What Is Inflation? Advantages, Disadvantages And Its Causes
Inflation means increased prices, which can also be defined as decreased purchasing power over time. The downturn of purchasing power can be reflected in the average price increase of a basket of specific goods and services in a certain period. A price rise often expressed as a percentage, means that a currency unit can effectively buy less than in previous periods. For example, Ahmad used to buy 200 grams of meat with 100 Afghanis a year ago, but today he can buy 180 grams of beef with the same 100 Afghanis. The absence of inflation can be felt when prices decrease and purchasing power increases.
Basic Concepts of Inflation
In an inflationary economy, the price of goods and services will increase. Inflation is sometimes classified into three types:
- Demand-pull inflation (increasing demand and decreasing supply)
- Cost-push inflation (growing prices of raw materials and products and dwindling supply)
- Built-in inflation (increasing the cost of living and then raising wages)
The Consumer Price Index (CPI) and the Wholesale Price Index (WPI) are the most popular indexes for detecting and measuring inflation.
While it is easy to measure the price changes of a single type of product over a specific time, human needs go beyond one or two products. To have a comfortable life, people need a large set of diverse products and services, which include goods such as food, grains, metals, and fuel, amenities such as electricity and transportation, and services such as health care, entertainment, and labor.
Inflation aims to measure the overall effect of price changes on a diverse set of products and services. Thus, inflation allows us to understand the increase in the price level of goods and services in an economy at a particular period. Knowing the inflation rate, you can understand how much more expensive goods or services have become.
In an inflationary environment, prices rise, meaning a currency purchases fewer goods and services. This loss of purchasing power affects the living cost for the public, which finally leads to lower economic growth. The popular view among economists is that sustainable inflation occurs when the development of a country's money supply outstrips that country's economic growth.
An increase in the money supply is the root of inflation; although inflation can occur in the economy in many ways, a country's money supply can be increased by the monetary authorities by doing the following:
· Print and donate more money to citizens
· Legal devaluation of domestic currency
· Granting new loans as a credit to the reserve account through the banking system, by buying government bonds from banks in the secondary market, which is the most common method.
Advantages and Disadvantages of Inflation
Inflation can be calculated as positive or negative depending on personal perspective and the number of its changes.
People who own tangible assets such as real estate or stocked commodities may be interested in seeing a little inflation, as it increases the cash value of their assets and causes the investor to sell the asset at a price higher than its purchase price.

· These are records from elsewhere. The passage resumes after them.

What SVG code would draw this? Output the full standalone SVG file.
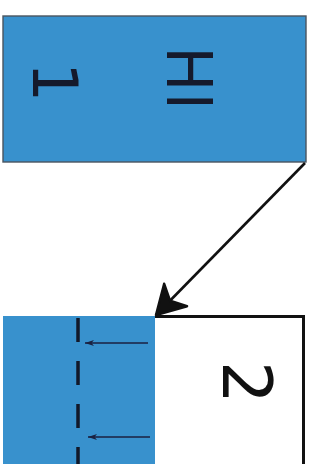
<svg xmlns="http://www.w3.org/2000/svg" width="320" height="464" viewBox="0 0 320 464">
  <style>
    .blue { fill: #3891cd; }
    .lbl { font-family: "Liberation Sans", Arial, sans-serif; fill: #151a2c; }
    .lbl2 { font-family: "DejaVu Sans", sans-serif; fill: #151a2c; }
    .lbl3 { font-family: "DejaVu Sans", sans-serif; fill: #111111; }
    .big { stroke: #111; stroke-width: 2.6; fill: none; }
    .small { stroke: #1a2140; stroke-width: 1.6; fill: none; }
  </style>
  <defs>
    <marker id="bigHead" markerUnits="userSpaceOnUse" markerWidth="40" markerHeight="40" viewBox="-32 -20 36 40" refX="0" refY="0" orient="auto" overflow="visible">
      <path d="M0,0 L-28,-16 L-20,0 L-28,16 Z" fill="#111" stroke="#111" stroke-width="2.5" stroke-linejoin="round"/>
    </marker>
    <marker id="smallHead" markerUnits="userSpaceOnUse" markerWidth="12" markerHeight="10" viewBox="-10 -5 12 10" refX="0" refY="0" orient="auto" overflow="visible">
      <path d="M0,0 L-9,-3 L-6.5,0 L-9,3 Z" fill="#1a2140"/>
    </marker>
  </defs>
  <rect width="320" height="464" fill="#ffffff"/>

  <g id="node1">
    <rect class="blue" x="3" y="16" width="303" height="146" stroke="#4a5560" stroke-width="1.4"/>
    <g transform="translate(167,47.5) rotate(90) scale(0.9,1)">
      <text class="lbl" x="0" y="0" font-size="66" letter-spacing="3">HI</text>
    </g>
    <g transform="translate(33,62) rotate(90)">
      <text class="lbl2" x="0" y="0" font-size="63">1</text>
    </g>
  </g>

  <g id="node2">
    <rect class="blue" x="3" y="316" width="152" height="150"/>
    <path d="M155,316.5 H303.5 V466" fill="#fff" stroke="#111" stroke-width="3"/>
    <line x1="78" y1="318" x2="78" y2="466" stroke="#121829" stroke-width="3.5" stroke-dasharray="24 19"/>
    <g transform="translate(223,361) rotate(90)">
      <text class="lbl3" x="0" y="0" font-size="67">2</text>
    </g>
  </g>

  <g id="connectors">
    <line class="big" x1="305" y1="163" x2="156" y2="315" marker-end="url(#bigHead)"/>
    <line class="small" x1="148" y1="343" x2="85" y2="343" marker-end="url(#smallHead)"/>
    <line class="small" x1="150" y1="437" x2="88" y2="437" marker-end="url(#smallHead)"/>
  </g>
</svg>
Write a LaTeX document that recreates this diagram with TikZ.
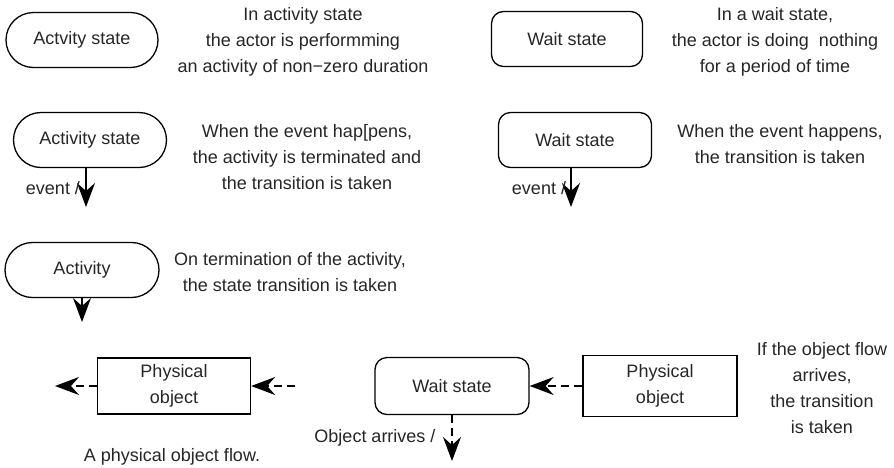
\documentclass[tikz,border=0pt]{standalone}
\usepackage{fontspec}
\setmainfont{Liberation Sans}
\usetikzlibrary{arrows.meta}
\begin{document}
\begin{tikzpicture}[x=1pt,y=-1pt,
  every node/.style={font=\fontsize{18}{26}\selectfont, text=black!85},
  stadium/.style={draw, line width=1.3pt, minimum height=55pt, rounded corners=27.5pt, inner sep=0},
  waitbox/.style={draw, line width=1.3pt, minimum height=55pt, rounded corners=12pt, inner sep=0},
  objbox/.style={draw, line width=1.3pt, align=center, inner sep=0},
  note/.style={align=center, inner sep=0},
  trans/.style={line width=1.3pt, -{Stealth[length=24pt,width=18pt,inset=8pt]}},
  flow/.style={trans, dash pattern=on 8pt off 5pt}
]
\useasboundingbox (0,0) rectangle (894,467);

% Row 1
\node[stadium, minimum width=152pt] (as1) at (82,40) {Actvity state};
\node[note] (n1) at (303,42) {In activity state\\the actor is performming\\an activity of non\textminus zero duration};
\node[waitbox, minimum width=151pt] (ws1) at (567,39) {Wait state};
\node[note] (n2) at (775,42) {In a wait state,\\the actor is doing\ \ nothing\\for a period of time};

% Row 2
\node[stadium, minimum width=153pt] (as2) at (90,140) {Activity state};
\coordinate (e1) at (86,207);
\draw[trans] (as2.south -| e1) -- (e1);
\node[inner sep=0] (l1) at (53,188) {event /};
\node[note] (n3) at (307,157) {When the event hap[pens,\\the activity is terminated and\\the transition is taken};

\node[waitbox, minimum width=153pt] (ws2) at (575,140) {Wait state};
\coordinate (e2) at (571,207);
\draw[trans] (ws2.south -| e2) -- (e2);
\node[inner sep=0] (l2) at (539,188) {event /};
\node[note] (n4) at (780,144) {When the event happens,\\the transition is taken};

% Row 3
\node[stadium, minimum width=154pt] (act) at (82,270) {Activity};
\coordinate (e3) at (82,322);
\draw[trans] (act.south) -- (e3);
\node[note] (n5) at (290,272) {On termination of the activity,\\the state transition is taken};

% Row 4
\node[objbox, minimum width=153pt, minimum height=56pt] (po1) at (174,386) {Physical\\object};
\coordinate (f1) at (55,386);
\coordinate (f2) at (295,386);
\draw[flow] (po1.west) -- (f1);
\draw[flow] (f2) -- (po1.east);
\node[note] (n6) at (172,457) {A physical object flow.};

\node[waitbox, minimum width=154pt, minimum height=57pt] (ws3) at (452,386) {Wait state};
\node[objbox, minimum width=154pt, minimum height=61pt] (po2) at (660,386) {Physical\\object};
\draw[flow] (po2.west) -- (ws3.east);
\coordinate (f3) at (452,461);
\draw[flow] (ws3.south) -- (f3);
\node[inner sep=0] (l3) at (375,438) {Object arrives /};
\node[note] (n7) at (822,388) {If the object flow\\arrives,\\the transition\\is taken};
\end{tikzpicture}
\end{document}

Also, a desirable inflation rate encourages people to spend money. Because by holding cash, its value and purchasing power decrease.
If inflation takes an optimal rate, it brings the mentioned benefits. But otherwise, inflation causes severe damage to a country's economy, which can be summarized as follows:
· As the value of money decreases, its purchasing power decreases, and buyers have to pay more for various products and services than before.
· As the inflation rate increases, higher prices are imposed on the economy.
· Inflation raises some prices first and others later over time.
What Causes Inflation?
The three leading causes of inflation are demand-pull inflation, cost-push inflation, and built-in inflation.
Demand-pull inflation is when not enough products or services are produced to keep up with demand, causing their prices to rise.
On the other hand, cost-push inflation occurs when the cost of producing products and services increases and businesses have to raise their prices.
Built-in inflation, sometimes called the wage-price spiral, occurs when workers demand higher wages to keep up with rising living costs. This, in turn, causes businesses to raise their prices to cover the cost of raising wages, which creates a self-reinforcing cycle of wage and price increases.
Is Inflation Good or Bad?
In general, higher inflation harms savers because it erodes the purchasing power of the money they have saved, which simultaneously can benefit borrowers.
Too much inflation is considered harmful to an economy. At the same time, meager inflation is also regarded as dangerous. For this reason, many economists support a moderate inflation rate (around 2-3% per year).